About
This blog is a vehicle (a hub) for rants, discussions and resources having to do with social and organizational systems dynamics, and (often, but not always) how said dynamics intersect with developing social technologies. This broad topic includes: collective intelligence, social software, smartmobs technology, social engineering, social networks, etc.
These ideas are getting a lot of academic and corporate action right now. They’re working their way into scores upon scores of developing mobile devices and cutting-edge internet tools. At the same time, “social systems” as a coherent discipline is still hovering on the periphery of public awareness like a shy prom date. The ideas are generally portrayed as esoteric and academic, and even when they’re presented well, they can be a serious mental stretch to think or talk about. Either you don’t get it, or it’s like reading science fiction.
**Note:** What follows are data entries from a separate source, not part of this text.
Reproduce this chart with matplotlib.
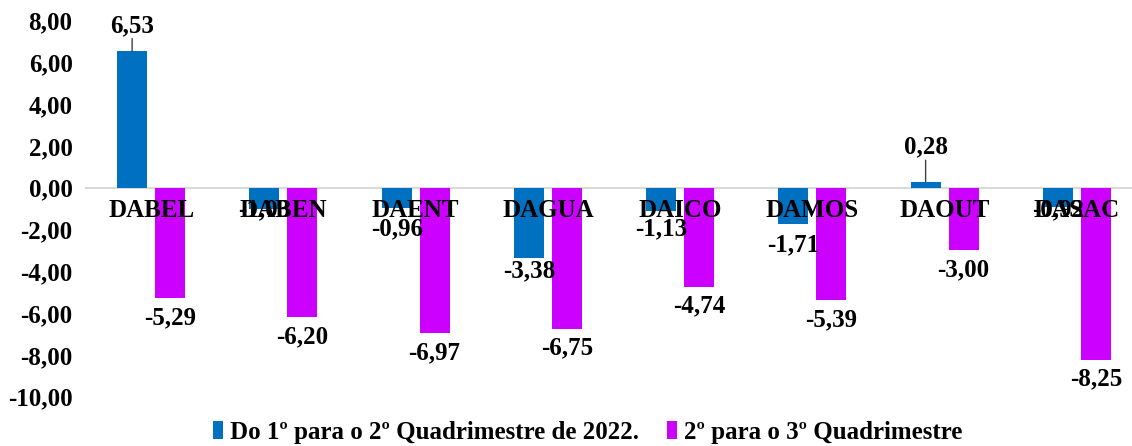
import numpy as np
import matplotlib.pyplot as plt

categories = ["DABEL", "DABEN", "DAENT", "DAGUA", "DAICO", "DAMOS", "DAOUT", "DASAC"]
q1_q2 = [6.53, -1.03, -0.96, -3.38, -1.13, -1.71, 0.28, -0.92]
q2_q3 = [-5.29, -6.20, -6.97, -6.75, -4.74, -5.39, -3.00, -8.25]
series_names = ["Do 1º para o 2º Quadrimestre de 2022.", "2º para o 3º Quadrimestre"]
yticks = [8, 6, 4, 2, 0, -2, -4, -6, -8, -10]

BLUE = "#0070C0"
MAGENTA = "#CC00FF"
FONT = "Liberation Serif"
FS = 18


def fmt(v):
    return f"{v:.2f}".replace(".", ",")


plt.rcParams["font.family"] = FONT
plt.rcParams["font.weight"] = "bold"

fig = plt.figure(figsize=(11.32, 4.46), dpi=100)
ax = fig.add_axes([85 / 1132, 49.3 / 446, 1058 / 1132, 376 / 446])

x = np.arange(len(categories))
w = 30 / 132.3
off = 19 / 132.3
ax.bar(x - off, q1_q2, w, color=BLUE, label=series_names[0], zorder=2)
ax.bar(x + off, q2_q3, w, color=MAGENTA, label=series_names[1], zorder=2)

ax.set_xlim(-0.5, 7.5)
ax.set_ylim(-10, 8)
ax.axhline(0, color="#d9d9d9", lw=1.5, zorder=1)
for s in ax.spines.values():
    s.set_visible(False)
ax.set_xticks([])
ax.set_yticks(yticks)
ax.set_yticklabels([fmt(v) for v in yticks], fontsize=FS, fontweight="bold")
ax.tick_params(axis="y", length=0, pad=9)

# category names just under the zero line
for i, c in enumerate(categories):
    ax.annotate(c, (i, 0), xytext=(0, -16), textcoords="offset points",
                ha="center", va="center", fontsize=FS, fontweight="bold", zorder=3)

# blue labels: pixel offsets from bar end (positive = away from bar)
blue_off = [26, 0, 21, 12, 17, 21, 35, 3]
for i, v in enumerate(q1_q2):
    d = blue_off[i] * 0.72
    sign = 1 if v > 0 else -1
    ax.annotate(fmt(v), (i - off, v), xytext=(0, sign * d), textcoords="offset points",
                ha="center", va="center", fontsize=FS, fontweight="bold", zorder=4)
    if v > 0:
        ax.annotate("", (i - off, v), xytext=(0, d - 9.5), textcoords="offset points",
                    arrowprops=dict(arrowstyle="-", color="#404040", lw=1,
                                    shrinkA=0, shrinkB=0))

for i, v in enumerate(q2_q3):
    ax.annotate(fmt(v), (i + off, v), xytext=(0, -19 * 0.72), textcoords="offset points",
                ha="center", va="center", fontsize=FS, fontweight="bold", zorder=4)

leg = fig.legend(loc="center", bbox_to_anchor=(0.519, 14 / 446), ncol=2, frameon=False,
                 handlelength=0.4, handleheight=0.7, handletextpad=0.3,
                 columnspacing=1.1, prop={"family": FONT, "weight": "bold", "size": FS})

fig.savefig("out.png", dpi=100)
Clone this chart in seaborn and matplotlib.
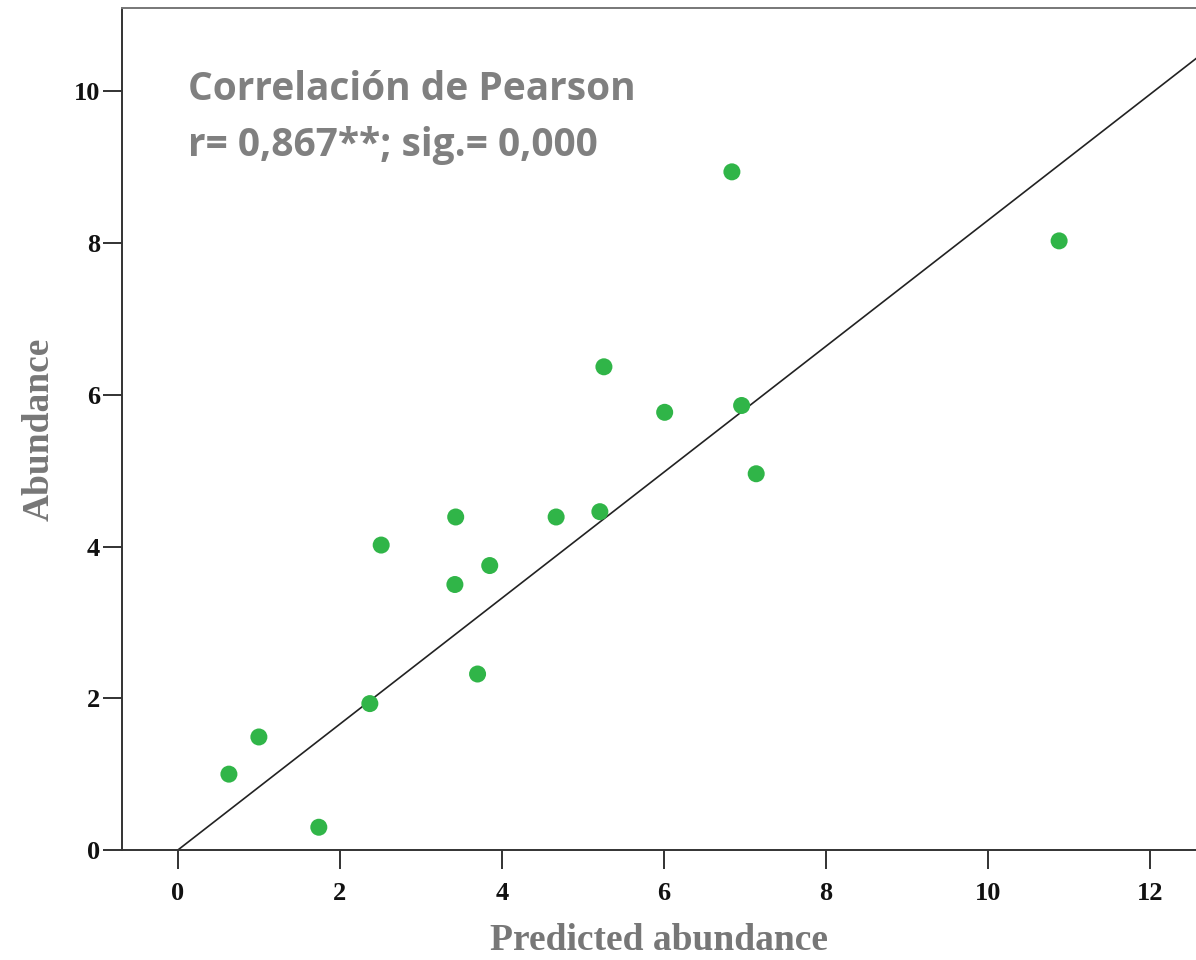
import matplotlib
matplotlib.use("Agg")
import matplotlib.pyplot as plt
import seaborn as sns
import numpy as np
import pandas as pd

# Data
predicted = [0.63, 1.00, 1.74, 2.37, 2.51, 3.42, 3.43, 3.70, 3.85, 4.67,
             5.21, 5.26, 6.01, 6.84, 6.96, 7.14, 10.88]
abundance = [1.00, 1.49, 0.30, 1.93, 4.02, 3.50, 4.39, 2.32, 3.75, 4.39,
             4.46, 6.37, 5.77, 8.94, 5.86, 4.96, 8.03]
line_slope = 0.83
line_x = [0.0, 12.6]
x_ticks = [0, 2, 4, 6, 8, 10, 12]
y_ticks = [0, 2, 4, 6, 8, 10]
annot_lines = ["Correlación de Pearson", "r= 0,867**; sig.= 0,000"]

sns.set_style("ticks")
plt.rcParams['font.family'] = ['DejaVu Sans']

df = pd.DataFrame({"Predicted abundance": predicted, "Abundance": abundance})
line_df = pd.DataFrame({"x": line_x, "y": [line_slope * v for v in line_x]})

fig = plt.figure(figsize=(11.96, 9.6), dpi=100)
ax = fig.add_axes([122 / 1196, 110 / 960, 1 - 122 / 1196, (850 - 8) / 960])

sns.lineplot(data=line_df, x="x", y="y", ax=ax, color="#222222", linewidth=1.2, zorder=2)
sns.scatterplot(data=df, x="Predicted abundance", y="Abundance", ax=ax,
                color="#30b548", s=150, edgecolor="none", zorder=3)

ax.set_xlim(-0.69, 12.57)
ax.set_ylim(0, 11.1)
ax.set_xticks(x_ticks)
ax.set_yticks(y_ticks)

serif = ["Liberation Serif", "DejaVu Serif"]
for lab in ax.get_xticklabels() + ax.get_yticklabels():
    lab.set_fontfamily(serif)
    lab.set_fontweight("bold")
    lab.set_fontsize(19)
    lab.set_color("#111111")

ax.tick_params(axis="both", direction="out", length=14, width=1.3, color="#222222")
ax.tick_params(axis="x", pad=9)
ax.tick_params(axis="y", pad=2)

ax.set_xlabel("Predicted abundance", fontfamily=serif, fontweight="bold",
              fontsize=27, color="#777777", labelpad=13)
ax.set_ylabel("Abundance", fontfamily=serif, fontweight="bold",
              fontsize=27, color="#777777", labelpad=12)

for side in ["left", "bottom", "top"]:
    ax.spines[side].set_visible(True)
    ax.spines[side].set_color("#333333")
    ax.spines[side].set_linewidth(1.4)
ax.spines["top"].set_color("#777777")
ax.spines["right"].set_visible(False)

ax.text(0.0615, 0.926, "\n".join(annot_lines), transform=ax.transAxes,
        ha="left", va="top", fontfamily=["Open Sans", "DejaVu Sans"], fontweight="bold",
        fontsize=28, color="#808080", linespacing=1.55)

fig.savefig("out.png", dpi=100, facecolor="white")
So, social systems concepts are whizzing around everywhere. They’re the foundations behind half of the hardware tools and applications we use all day long, and are developing with dizzying speed, but very few people without master’s degrees can use the basic lingo. This blog, and my associated website, Yggdrasil, are written so that anybody at all can access social/organizational systems ideas and start to grok their implications. The site/blog also provide tools for laymen and intermediates to talk about the ramifications of (or logically dismantle) those ideas in a public forum.
Moreover, it’s a place for folks to access and logically dismantle my social/organizational systems ideas. The more public debate my posts generate, from friends, strangers, experts or the idly curious, the happer I am.
So, in other words: comment, folks.
Dwain said
This is a lot of fun so far! Still working my way around it.
Kimberly Stedman said
Welcome, Uncle D. : )
Yep, that comment is from my uncle, the Rev. Dwain Epps. He doesn’t have a web page, but you can see a book he edited here. He lives in Switzerland, and if I’m not mistaken, this is his first blog experience.
Although it’s been said, many times, many ways: the net is cool.